General procedures while onboard an aircraft

In the U.S., the Federal Communications Commission (FCC) regulations prohibit the use of mobile phones aboard aircraft in flight. Contrary to popular misconception, the Federal Aviation Administration (FAA) does not actually prohibit the use of personal electronic devices (including cell phones) on aircraft. Paragraph (b)(5) of 14 CFR 91.21 permits airlines to determine if devices can be used in flight, allowing use of "any other portable electronic device that the operator of the aircraft has determined will not cause interference with the navigation or communication system of the aircraft on which it is to be used."

In Europe, regulations and technology have allowed the limited introduction of the use of passenger mobile phones on some commercial flights, and elsewhere in the world many airlines are moving towards allowing mobile phone use in flight. Many airlines still do not allow the use of mobile phones on aircraft. Those that do often ban the use of mobile phones during take-off and landing.

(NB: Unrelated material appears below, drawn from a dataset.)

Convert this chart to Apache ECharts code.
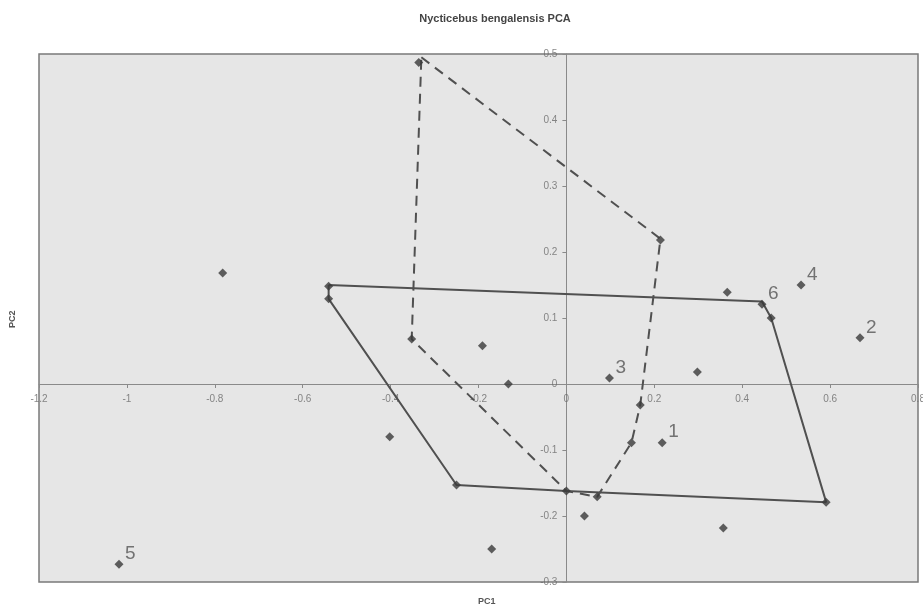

Many passengers are pressing airlines and their governments to allow and deregulate mobile phone use, while some airlines, under the pressure of competition, are also pushing for deregulation or seeking new technology which could solve the present problems. Official aviation agencies and safety boards are resisting any relaxation of the present safety rules unless and until it can be conclusively shown that it would be safe to do so. There are both technical and social factors which make the issues more complex than a simple discussion of safety versus hazard.

==History==
A regulation, SR-446, prohibiting the usage of FM radios onboard aircraft at certain times was issued by the Federal Aviation Agency on 25 May 1961 in response to studies that showed they could interfere with VHF omnidirectional range navigation systems operating on the 108 to 118 MHz frequency band. Subsequent testing led to the expansion of the covered devices to all "portable electronic devices" in the first published rulemaking in 14 CFR 91.19 in 1966. (Note: The regulation was moved from Section 91.19 to Section 91.21 in 1989.) The Federal Communications Commission ban on use of cell phones in flight was promulgated in 1994.

==The debate on safety==
In the United States, the Federal Communications Commission (FCC) restricts cell phone usage on aircraft in order to prevent disruption to cellular towers on the ground. As mentioned above, the FAA allows the in-flight use of wireless devices but only after the airline has determined that the device will not interfere with aircraft communication or navigation.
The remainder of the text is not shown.